C’est l’épilogue de l’une des affaires les plus retentissantes en matière de redressement à l’impôt sur la fortune (ISF). Mercredi, la Cour de cassation a tranché le contentieux « Finaréa », du nom d’une société qui investit dans des PME. La justice a donné raison à l’administration fiscale contre les contribuables. Ce verdict était d’autant plus attendu qu’il intervenait après un impressionnant ballet judiciaire devant plus de 50 tribunaux et cours d’appel dans tout l’Hexagone. La procédure avait débuté il y a près de dix ans, si bien que certains des protagonistes clés alors en poste à Bercy ont quitté la fonction publique depuis.
Ce dossier concerne plus d’un millier de contribuables. Ces particuliers se sont vus infliger un redressement fiscal d’environ 25 millions d’euros au total, après avoir souscrit au capital de holdings montées par la société Finaréa, créée en 2008, dans le sillage de la loi Tepa , qui a étendu à l’ISF le dispositif de réduction d’impôt sur le revenu. L’objectif de cet « ISF-PME » était d’inciter les ménages fortunés à soutenir les PME en leur permettant d’effacer jusqu’à 50.000 euros d’impôt.
Holdings animatrices
Problème : le fisc a remis en cause le bien-fondé des réductions d’impôt auxquelles les souscripteurs de Finaréa pensaient avoir droit. Ils étaient d’autant plus convaincus de pouvoir en bénéficier que la société leur avait délivré des attestations « ISF-PME ». Mais les services de Bercy n’en ont pas tenu compte et ont buté sur la notion de « holding animatrice » , essentielle au dispositif. Ils ont estimé que le rôle « d’animation » de ces « holdings ISF », autrement dit leur implication réelle auprès des PME, n’était pas établi.
La société Finaréa a, quant à elle, fait l’objet d’un traitement favorable de la part de Bercy, qui a mené des contrôles approfondis. « A chaque fois, le fisc a validé le rôle d’animation et accepté les demandes de remboursement de crédit TVA », soulignent les avocats des contribuables. « Aucune amende pour fourniture d’attestations mensongères de la part des holdings à des contribuables n’a par ailleurs été infligée ! » Incohérence ?

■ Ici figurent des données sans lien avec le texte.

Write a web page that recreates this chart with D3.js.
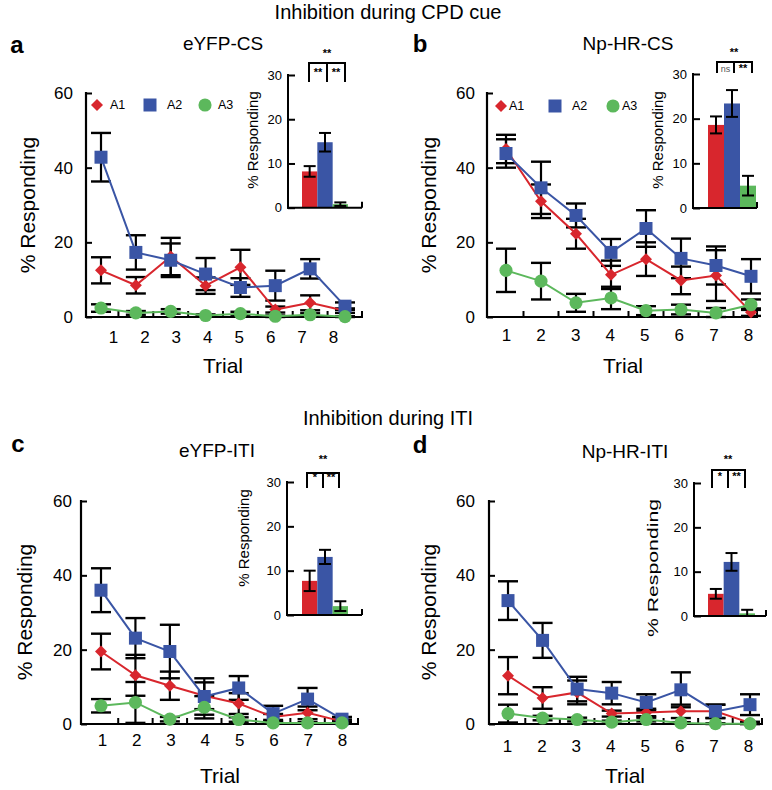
<!DOCTYPE html>
<html><head><meta charset="utf-8">
<script src="https://cdn.jsdelivr.net/npm/d3@7"></script>
<style>body{margin:0;background:#fff}svg{display:block}</style>
</head><body><svg id="c" width="772" height="790"></svg>
<script>
// ---------------- DATA ----------------
const trials = [1, 2, 3, 4, 5, 6, 7, 8];
const seriesNames = ["A1", "A2", "A3"];
const yTicksMain = [0, 20, 40, 60];
const yTicksInset = [0, 10, 20, 30];
const sectionTitles = ["Inhibition during CPD cue", "Inhibition during ITI"];
const panelTitles = ["eYFP-CS", "Np-HR-CS", "eYFP-ITI", "Np-HR-ITI"];
const panelLetters = ["a", "b", "c", "d"];

// panel a: eYFP-CS
const aA1 = [12.5, 8.5, 16.2, 8.4, 13.3, 2.0, 3.8, 1.7];
const aA1Err = [3.5, 2.2, 5.0, 2.2, 4.7, 0.8, 2.0, 0.6];
const aA2 = [42.8, 17.3, 15.2, 11.5, 7.9, 8.4, 12.9, 2.9];
const aA2Err = [6.5, 4.6, 4.5, 4.3, 2.5, 4.0, 2.6, 1.0];
const aA3 = [2.4, 1.1, 1.5, 0.4, 0.9, 0.2, 0.6, 0.1];
const aA3Err = [1.0, 0.5, 0.6, 0.3, 0.5, 0.2, 0.4, 0.1];
const aBar = [8.2, 14.8, 0.8];
const aBarErr = [1.2, 2.1, 0.4];
const aSig = ["**", "**", "**"];

// panel b: Np-HR-CS
const bA1 = [45.0, 31.0, 22.3, 11.3, 15.5, 9.8, 11.1, 1.3];
const bA1Err = [3.8, 4.5, 4.0, 3.8, 4.5, 3.7, 6.8, 1.0];
const bA2 = [43.8, 34.6, 27.2, 17.3, 23.7, 15.7, 13.8, 10.9];
const bA2Err = [3.8, 7.0, 3.2, 3.6, 4.9, 5.3, 5.1, 4.6];
const bA3 = [12.5, 9.6, 3.8, 5.1, 1.7, 2.0, 1.1, 3.3];
const bA3Err = [5.8, 4.9, 2.4, 3.0, 1.2, 1.3, 1.3, 1.4];
const bBar = [18.6, 23.4, 5.0];
const bBarErr = [1.9, 3.0, 2.2];
const bSig = ["**", "ns", "**"];

// panel c: eYFP-ITI
const cA1 = [19.5, 13.1, 10.3, 7.6, 5.5, 1.9, 3.0, 0.7];
const cA1Err = [4.8, 5.5, 3.8, 3.6, 2.8, 0.8, 1.7, 0.5];
const cA2 = [36.0, 23.1, 19.5, 7.4, 9.7, 2.8, 6.7, 1.3];
const cA2Err = [5.9, 5.4, 7.2, 4.9, 3.2, 2.1, 3.0, 0.6];
const cA3 = [4.9, 5.8, 1.3, 4.5, 1.2, 0.3, 0.3, 0.3];
const cA3Err = [1.8, 5.5, 0.6, 3.0, 0.6, 0.2, 0.2, 0.2];
const cBar = [7.7, 13.1, 2.0];
const cBarErr = [2.3, 1.6, 1.1];
const cSig = ["**", "*", "**"];

// panel d: Np-HR-ITI
const dA1 = [13.0, 7.0, 8.5, 2.8, 3.1, 3.4, 3.4, 0.3];
const dA1Err = [5.0, 2.9, 3.2, 0.8, 1.0, 1.8, 1.8, 0.3];
const dA2 = [33.2, 22.5, 9.4, 8.3, 5.8, 9.2, 3.4, 5.2];
const dA2Err = [5.2, 4.7, 3.3, 3.0, 2.2, 4.7, 1.8, 2.8];
const dA3 = [2.8, 1.6, 1.2, 0.5, 1.2, 0.3, 0.1, 0.1];
const dA3Err = [2.4, 0.6, 0.5, 0.4, 0.5, 0.2, 0.1, 0.1];
const dBar = [5.0, 12.2, 0.6];
const dBarErr = [1.1, 2.0, 0.8];
const dSig = ["**", "*", "**"];

// ---------------- STYLE / LAYOUT ----------------
const FONT = '"Liberation Sans", Arial, Helvetica, sans-serif';
const colors = ["#d8262d", "#3a55a5", "#5cb85c"];
const svg = d3.select("#c");

const layouts = [
  { letterXY: [17, 53], titleXY: [223, 50], axX: 86, y0: 317, yTop: 93, xEnd: 362, m: [101, 345], l: [113, 333], labPad: 14, yPad: 13,
    ylab: [27, 205], trial: [223, 373], inAx: 288, iy0: 207.7, iyTop: 75, iEnd: 362, b: [302, 348], ilab: [252, 140], ilabLen: null,
    br: { top: 63, bot: 82, xs: [309, 327, 345], topY: 57, inY: 76 }, legend: { y: 105, mx: [97, 150, 205], tx: [110, 167, 218] } },
  { letterXY: [420, 52], titleXY: [628, 50], axX: 487, y0: 317, yTop: 93, xEnd: 757, m: [506, 751], l: [506, 748], labPad: 12, yPad: 12,
    ylab: [428, 205], trial: [623, 373], inAx: 693, iy0: 208, iyTop: 74, iEnd: 757, b: [708, 756], ilab: [657, 140], ilabLen: null,
    br: { top: 62, bot: 73, xs: [717, 734, 752], topY: 56, inY: 72 }, legend: { y: 106, mx: [501, 555, 613], tx: [509, 572, 622] } },
  { letterXY: [18, 452], titleXY: [217, 457], axX: 81, y0: 724, yTop: 501, xEnd: 358, m: [101, 342], l: [102, 342], labPad: 10, yPad: 9,
    ylab: [24, 612], trial: [220, 783], inAx: 287, iy0: 615, iyTop: 482, iEnd: 362, b: [302, 348], ilab: [243, 538], ilabLen: null,
    br: { top: 473, bot: 488, xs: [307, 323, 339], topY: 463, inY: 481 }, legend: null },
  { letterXY: [420, 453], titleXY: [625, 458], axX: 489, y0: 724, yTop: 501, xEnd: 762, m: [508, 750], l: [507, 748], labPad: 16, yPad: 14,
    ylab: [428, 612], trial: [625, 783], inAx: 694, iy0: 616, iyTop: 483, iEnd: 766, b: [708, 755], ilab: [652, 568], ilabLen: 138,
    br: { top: 470, bot: 488, xs: [712, 728, 745], topY: 463, inY: 480 }, legend: null }
];

const panels = [
  { means: [aA1, aA2, aA3], errs: [aA1Err, aA2Err, aA3Err], bar: aBar, barErr: aBarErr, sig: aSig },
  { means: [bA1, bA2, bA3], errs: [bA1Err, bA2Err, bA3Err], bar: bBar, barErr: bBarErr, sig: bSig },
  { means: [cA1, cA2, cA3], errs: [cA1Err, cA2Err, cA3Err], bar: cBar, barErr: cBarErr, sig: cSig },
  { means: [dA1, dA2, dA3], errs: [dA1Err, dA2Err, dA3Err], bar: dBar, barErr: dBarErr, sig: dSig }
];

function marker(sel, i) {
  if (i === 0) return sel.append("path").attr("d", d3.symbol().type(d3.symbolSquare).size(72)()).attr("fill", colors[0]);
  if (i === 1) return sel.append("path").attr("d", d3.symbol().type(d3.symbolSquare).size(169)()).attr("fill", colors[1]);
  return sel.append("path").attr("d", d3.symbol().type(d3.symbolCircle).size(135)()).attr("fill", colors[2]);
}
function place(path, i, x, y) {
  path.attr("transform", `translate(${x},${y})` + (i === 0 ? " rotate(45)" : ""));
}

function styleAxisText(sel, size) {
  sel.selectAll("text").attr("font-size", size).attr("font-family", FONT).attr("fill", "#000");
}

function drawPanel(k) {
  const P = panels[k], L = layouts[k];
  const g = svg.append("g");
  const y = d3.scaleLinear().domain([0, 60]).range([L.y0, L.yTop]);
  const x = d3.scalePoint().domain(trials).range(L.m);
  const xl = d3.scalePoint().domain(trials).range(L.l);

  g.append("text").attr("x", L.letterXY[0]).attr("y", L.letterXY[1]).attr("text-anchor", "middle")
    .attr("font-family", FONT).attr("font-weight", "bold").attr("font-size", 24).text(panelLetters[k]);
  g.append("text").attr("x", L.titleXY[0]).attr("y", L.titleXY[1]).attr("text-anchor", "middle")
    .attr("font-family", FONT).attr("font-size", 19).text(panelTitles[k]);

  const ya = g.append("g").attr("transform", `translate(${L.axX},0)`)
    .call(d3.axisLeft(y).tickValues(yTicksMain).tickSize(-6).tickPadding(L.yPad));
  ya.select(".domain").remove();
  ya.selectAll("line").attr("stroke", "#000").attr("stroke-width", 2);
  styleAxisText(ya, 17);
  g.append("line").attr("x1", L.axX).attr("x2", L.axX).attr("y1", L.y0 + 1).attr("y2", L.yTop - 1)
    .attr("stroke", "#000").attr("stroke-width", 2.2);
  g.append("line").attr("x1", L.axX - 1).attr("x2", L.xEnd + 1).attr("y1", L.y0).attr("y2", L.y0)
    .attr("stroke", "#000").attr("stroke-width", 2.2);
  const mids = trials.slice(0, -1).map((t, i) => (x(t) + x(trials[i + 1])) / 2);
  g.selectAll(".xt").data(mids.concat([L.xEnd])).join("line")
    .attr("x1", d => d).attr("x2", d => d).attr("y1", L.y0).attr("y2", L.y0 - 6)
    .attr("stroke", "#000").attr("stroke-width", 2);
  const xa = g.append("g").attr("transform", `translate(0,${L.y0})`)
    .call(d3.axisBottom(xl).tickSize(0).tickPadding(L.labPad));
  xa.select(".domain").remove();
  styleAxisText(xa, 17);

  g.append("text").attr("transform", `translate(${L.ylab[0]},${L.ylab[1]}) rotate(-90)`)
    .attr("text-anchor", "middle").attr("dominant-baseline", "central")
    .attr("font-family", FONT).attr("font-size", 21).text("% Responding");
  g.append("text").attr("x", L.trial[0]).attr("y", L.trial[1]).attr("text-anchor", "middle")
    .attr("font-family", FONT).attr("font-size", 21).text("Trial");

  const cap = 10;
  P.means.forEach((ms, s) => {
    ms.forEach((m, i) => {
      const e = P.errs[s][i];
      const cx = x(trials[i]);
      const lo = Math.max(0, m - e), hi = m + e;
      g.append("line").attr("x1", cx).attr("x2", cx).attr("y1", y(lo)).attr("y2", y(hi)).attr("stroke", "#000").attr("stroke-width", 2.2);
      [lo, hi].forEach(v => g.append("line").attr("x1", cx - cap).attr("x2", cx + cap).attr("y1", y(v)).attr("y2", y(v))
        .attr("stroke", "#000").attr("stroke-width", 2.4));
    });
  });
  P.means.forEach((ms, s) => {
    const line = d3.line().x((d, i) => x(trials[i])).y(d => y(d));
    g.append("path").attr("d", line(ms)).attr("fill", "none").attr("stroke", colors[s]).attr("stroke-width", 2);
    ms.forEach((m, i) => place(marker(g, s), s, x(trials[i]), y(m)));
  });

  if (L.legend) {
    seriesNames.forEach((n, s) => {
      place(marker(g, s), s, L.legend.mx[s], L.legend.y);
      g.append("text").attr("x", L.legend.tx[s]).attr("y", L.legend.y).attr("dominant-baseline", "central")
        .attr("font-family", FONT).attr("font-size", 12.5).text(n);
    });
  }

  const yi = d3.scaleLinear().domain([0, 30]).range([L.iy0, L.iyTop]);
  const xb = d3.scaleBand().domain(seriesNames).range(L.b).padding(0);
  g.selectAll(".bar").data(P.bar).join("rect")
    .attr("x", (d, i) => xb(seriesNames[i])).attr("width", xb.bandwidth())
    .attr("y", d => yi(d)).attr("height", d => yi(0) - yi(d)).attr("fill", (d, i) => colors[i]);
  P.bar.forEach((m, i) => {
    const e = P.barErr[i], cx = xb(seriesNames[i]) + xb.bandwidth() / 2;
    const lo = Math.max(0, m - e), hi = m + e;
    g.append("line").attr("x1", cx).attr("x2", cx).attr("y1", yi(lo)).attr("y2", yi(hi)).attr("stroke", "#000").attr("stroke-width", 2);
    [lo, hi].forEach(v => g.append("line").attr("x1", cx - 6).attr("x2", cx + 6).attr("y1", yi(v)).attr("y2", yi(v))
      .attr("stroke", "#000").attr("stroke-width", 2));
  });
  const yia = g.append("g").attr("transform", `translate(${L.inAx},0)`)
    .call(d3.axisLeft(yi).tickValues(yTicksInset).tickSize(-7).tickPadding(6));
  yia.select(".domain").remove();
  yia.selectAll("line").attr("stroke", "#000").attr("stroke-width", 2);
  styleAxisText(yia, 13);
  g.append("line").attr("x1", L.inAx).attr("x2", L.inAx).attr("y1", L.iy0 + 1).attr("y2", L.iyTop - 1)
    .attr("stroke", "#000").attr("stroke-width", 2);
  g.append("line").attr("x1", L.inAx - 1).attr("x2", L.iEnd).attr("y1", L.iy0).attr("y2", L.iy0)
    .attr("stroke", "#000").attr("stroke-width", 2);
  g.append("line").attr("x1", L.iEnd).attr("x2", L.iEnd).attr("y1", L.iy0).attr("y2", L.iy0 - 6)
    .attr("stroke", "#000").attr("stroke-width", 2);
  const il = g.append("text").attr("transform", `translate(${L.ilab[0]},${L.ilab[1]}) rotate(-90)`)
    .attr("text-anchor", "middle").attr("dominant-baseline", "central")
    .attr("font-family", FONT).attr("font-size", 15).text("% Responding");
  if (L.ilabLen) il.attr("textLength", L.ilabLen).attr("lengthAdjust", "spacingAndGlyphs");

  const B = L.br;
  g.append("line").attr("x1", B.xs[0]).attr("x2", B.xs[2]).attr("y1", B.top).attr("y2", B.top).attr("stroke", "#000").attr("stroke-width", 2);
  B.xs.forEach(xx => g.append("line").attr("x1", xx).attr("x2", xx).attr("y1", B.top - 1).attr("y2", B.bot).attr("stroke", "#000").attr("stroke-width", 2));
  g.append("text").attr("x", B.xs[1]).attr("y", B.topY).attr("text-anchor", "middle")
    .attr("font-family", FONT).attr("font-weight", "bold").attr("font-size", 11).text(P.sig[0]);
  [P.sig[1], P.sig[2]].forEach((t, j) => {
    g.append("text").attr("x", (B.xs[j] + B.xs[j + 1]) / 2).attr("y", B.inY).attr("text-anchor", "middle")
      .attr("font-family", FONT).attr("font-weight", t === "ns" ? "normal" : "bold").attr("font-size", t === "ns" ? 9 : 11)
      .attr("fill", t === "ns" ? "#555" : "#000").text(t);
  });
}

svg.append("text").attr("x", 388).attr("y", 19).attr("text-anchor", "middle").attr("font-family", FONT).attr("font-size", 20).text(sectionTitles[0]);
svg.append("text").attr("x", 388).attr("y", 425).attr("text-anchor", "middle").attr("font-family", FONT).attr("font-size", 20).text(sectionTitles[1]);

[0, 1, 2, 3].forEach(drawPanel);
</script></body></html>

La Cour de cassation ne s’est pas penchée sur cette question. Mercredi, elle s’est rangée du côté de l’administration dans les six arrêts qu’elle a rendus. Son argumentaire s’est concentré sur deux points : la valeur des attestations délivrées aux contribuables et le concept de « holding animatrice ».
Attestation fiscale
Concernant l’attestation, la Cour a jugé que « si la remise de ce document est une formalité nécessaire à l’obtention de l’avantage [fiscal], elle ne suffit pas à démontrer que les conditions […] sont réunies et ne confère aucun droit au contribuable à bénéficier de la réduction d’impôt à laquelle il prétend ».
Une interprétation que les avocats des souscripteurs considèrent comme dangereuse. « Comment un contribuable de 80 ans qui habite en province peut démontrer que le montage réalisé à Paris par la société est bien conforme ? » Ils estiment que cette décision risque même de créer une insécurité juridique dont l’Etat n’a pas besoin à l’heure où il veut inciter les Français à engager des rénovations dans leur logement, grâce à des coups de pouce fiscaux. « Qui aura encore confiance dans les attestations délivrées par les sociétés de BTP ? »
Sur la question de l’animation, la Cour a considéré que tant que la holding n’a pas pris de participation dans une PME, le souscripteur au capital de cette holding ne peut profiter d’une réduction d’ISF, en dépit de la mécanique d’amorçage ou de démarrage propre à ce type d’investissement.
Le coup est rude pour les contribuables. Ils espèrent que les Cours d’appel vers lesquelles l’affaire est renvoyée et celles qui n’ont pas encore rendu de décision ne suivront pas la Cour de cassation. Jusqu’à ce jour, 45 juridictions sur 53 leur avaient donné raison.